The offer size was reduced to 6.25 crore from 10.75 crore shares as the company raised Rs 2,346.7 crore from 64 anchor investors, including Baillie Gifford Pacific Fund, Schroder International, AIA Singapore, Amansa Holdings, Aberdeen, Goldman Sachs, and Singapore.
Retail investors bid for 57 percent of the shares reserved for them, while employees booked 27 percent of their portion.
The company has reserved shares worth Rs 20 crore for employees who will get shares at a Rs 25 discount on the final offer price. The price band for the offer, which closes on May 13, has been fixed at Rs 462-487 per share.
Non-institutional investors bid for 30 percent shares of the allotted quota, while qualified institutional buyers have subscribed 2.66 times.
Of the total issue size, 75 percent is reserved for qualified institutional buyers, 15 percent for non-institutional investors, and the remaining 10 percent for retail investors.
The majority of the brokerages have recommended to skip the issue following its pricey valuations, mounting losses, rising fuel prices, and the latest rout in listed startup counters.
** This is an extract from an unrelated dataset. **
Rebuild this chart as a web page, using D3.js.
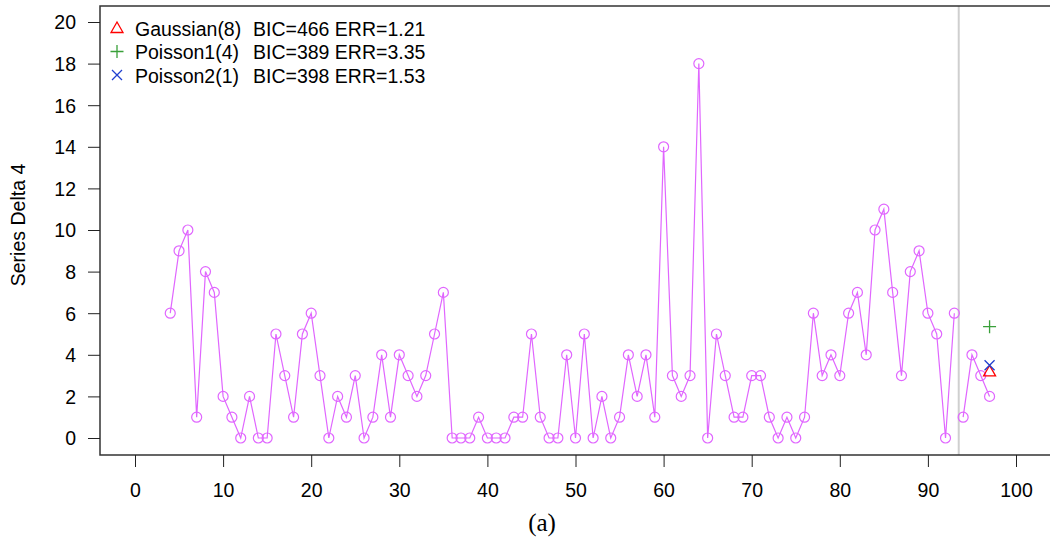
<!DOCTYPE html>
<html>
<head>
<meta charset="utf-8">
<script src="https://cdn.jsdelivr.net/npm/d3@7"></script>
<style>
  body { margin: 0; background: #fff; }
</style>
</head>
<body>
<div id="chart"></div>
<script>
// observed series, split at the vertical marker
var obsX1 = [4,5,6,7,8,9,10,11,12,13,14,15,16,17,18,19,20,21,22,23,24,25,26,27,28,29,30,31,32,33,34,35,36,37,38,39,40,41,42,43,44,45,46,47,48,49,50,51,52,53,54,55,56,57,58,59,60,61,62,63,64,65,66,67,68,69,70,71,72,73,74,75,76,77,78,79,80,81,82,83,84,85,86,87,88,89,90,91,92,93];
var obsY1 = [6,9,10,1,8,7,2,1,0,2,0,0,5,3,1,5,6,3,0,2,1,3,0,1,4,1,4,3,2,3,5,7,0,0,0,1,0,0,0,1,1,5,1,0,0,4,0,5,0,2,0,1,4,2,4,1,14,3,2,3,18,0,5,3,1,1,3,3,1,0,1,0,1,6,3,4,3,6,7,4,10,11,7,3,8,9,6,5,0,6];
var obsX2 = [94,95,96,97];
var obsY2 = [1,4,3,2];
var splitAt = 93.5;

var models = ["Gaussian(8)", "Poisson1(4)", "Poisson2(1)"];
var modelBIC = [466, 389, 398];
var modelERR = ["1.21", "3.35", "1.53"];
var predX = [97, 97, 97];
var predY = [3.2, 5.35, 3.5];
var modelColors = ["#ff0000", "#3aa03a", "#2040d0"];

var xTicks = [0,10,20,30,40,50,60,70,80,90,100];
var yTicks = [0,2,4,6,8,10,12,14,16,18,20];

var width = 1050, height = 544;
var margin = {top: 6, right: 0, bottom: 89, left: 100};
var sans = "'Liberation Sans', Arial, sans-serif";

var svg = d3.select("#chart").append("svg")
  .attr("width", width)
  .attr("height", height)
  .style("font-family", sans);

var x = d3.scaleLinear().domain([0, 100]).range([135, 1016]);
var y = d3.scaleLinear().domain([0, 20]).range([438, 22]);

var plotTop = margin.top, plotBottom = height - margin.bottom, plotLeft = margin.left;

// marker line
svg.append("line")
  .attr("x1", x(splitAt)).attr("x2", x(splitAt))
  .attr("y1", plotTop).attr("y2", plotBottom)
  .attr("stroke", "#cfcfcf").attr("stroke-width", 2);

// frame (left, top, bottom; right side runs off the page)
svg.append("path")
  .attr("d", "M" + width + "," + plotTop + "H" + plotLeft + "V" + plotBottom + "H" + width)
  .attr("fill", "none").attr("stroke", "#333").attr("stroke-width", 1.5);

var xAxis = d3.axisBottom(x).tickValues(xTicks).tickSize(12).tickSizeOuter(0);
var gx = svg.append("g")
  .attr("transform", "translate(0," + plotBottom + ")")
  .call(xAxis);
gx.select(".domain").remove();
gx.selectAll("line").attr("stroke", "#222");
gx.selectAll("text").attr("fill", "#000").attr("dy", 0).attr("y", 42)
  .style("font-size", "19.5px")
  .style("font-family", sans);

var yAxis = d3.axisLeft(y).tickValues(yTicks).tickSize(12).tickSizeOuter(0);
var gy = svg.append("g")
  .attr("transform", "translate(" + plotLeft + ",0)")
  .call(yAxis);
gy.select(".domain").remove();
gy.selectAll("line").attr("stroke", "#222");
gy.selectAll("text").attr("fill", "#000").attr("x", -24).attr("dy", "0.35em")
  .style("font-size", "19.5px").style("font-family", sans);

// axis title
svg.append("text")
  .attr("transform", "translate(25," + 225 + ") rotate(-90)")
  .attr("text-anchor", "middle")
  .style("font-size", "19.5px")
  .text("Series Delta 4");

svg.append("text")
  .attr("x", 542).attr("y", 531)
  .attr("text-anchor", "middle")
  .style("font-family", "'Liberation Serif', 'Times New Roman', serif")
  .style("font-size", "25px")
  .text("(a)");

var line = d3.line().x(function(d){ return x(d[0]); }).y(function(d){ return y(d[1]); });
var seg1 = d3.zip(obsX1, obsY1), seg2 = d3.zip(obsX2, obsY2);
var purple = "#e066ff";

[seg1, seg2].forEach(function(seg){
  svg.append("path")
    .attr("d", line(seg))
    .attr("fill", "none")
    .attr("stroke", purple)
    .attr("stroke-width", 1.2);

  svg.append("g").selectAll("circle")
    .data(seg)
    .enter().append("circle")
    .attr("cx", function(d){ return x(d[0]); })
    .attr("cy", function(d){ return y(d[1]); })
    .attr("r", 5)
    .attr("fill", "none")
    .attr("stroke", purple)
    .attr("stroke-width", 1.2);
});

// model symbols: triangle, plus, cross
function drawSymbol(g, i, cx, cy) {
  var c = modelColors[i];
  if (i === 0) {
    var s = 6;
    g.append("path")
      .attr("d", "M" + cx + "," + (cy - s) + "L" + (cx + s) + "," + (cy + s * 0.75) + "L" + (cx - s) + "," + (cy + s * 0.75) + "Z")
      .attr("fill", "none").attr("stroke", c).attr("stroke-width", 1.3);
  } else if (i === 1) {
    var s1 = 6.5;
    g.append("path")
      .attr("d", "M" + (cx - s1) + "," + cy + "H" + (cx + s1) + "M" + cx + "," + (cy - s1) + "V" + (cy + s1))
      .attr("stroke", c).attr("stroke-width", 1.3);
  } else {
    var s2 = 5;
    g.append("path")
      .attr("d", "M" + (cx - s2) + "," + (cy - s2) + "L" + (cx + s2) + "," + (cy + s2) + "M" + (cx + s2) + "," + (cy - s2) + "L" + (cx - s2) + "," + (cy + s2))
      .attr("stroke", c).attr("stroke-width", 1.3);
  }
}

var gp = svg.append("g");
models.forEach(function(m, i){
  drawSymbol(gp, i, x(predX[i]), y(predY[i]));
});

// legend: name column, then stats column
var legend = svg.append("g");
models.forEach(function(m, i){
  var ly = 29 + i * 23.5;
  drawSymbol(legend, i, 117, ly - 1);
  legend.append("text")
    .attr("x", 135).attr("y", ly)
    .attr("dy", "0.35em")
    .style("font-size", "19.5px")
    .text(m);
  legend.append("text")
    .attr("x", 253).attr("y", ly)
    .attr("dy", "0.35em")
    .style("font-size", "19.5px")
    .text("BIC=" + modelBIC[i] + " ERR=" + modelERR[i]);
});
</script>
</body>
</html>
However, a few have recommended it for a longer-term.
Securities said Delhivery has an integrated platform with a full range of supply chain services, vast amounts of data intelligence, and rapid growth at scale.
“The continued losses and aggressively priced IPO hardly leaves anything meaningful on the table for investors with a medium-term perspective,” it added without rating the issue.
Another brokerage firm Hem Securities has recommended ‘avoid’ for the short term but is positive for the long term.
The company has been showing rapid growth and extensive scale with its proprietary logistics operating system & vast data intelligence capabilities said the brokerage.
“We recommend Subscribe rating from a long term perspective given it being largest and fastest-growing 3PL express parcel delivery player, having unified infrastructure network, a vast amount of data intelligence and R&D, experienced professional management team and strong relationship with the diversified customer base,” said Yes Securities.
“Delhivery has shown strong growth and built a recognizable brand in a segment marred by intense competition and low barriers to entry.”
“With a pan-India presence and diversification into other segments (LTL, omnichannel, etc), the management seeks to utilize the scale to further optimize, cross utilize its network, and lower costs. However, we await further progression on the path of achievement of positive cash flows,” said ICICI Securities.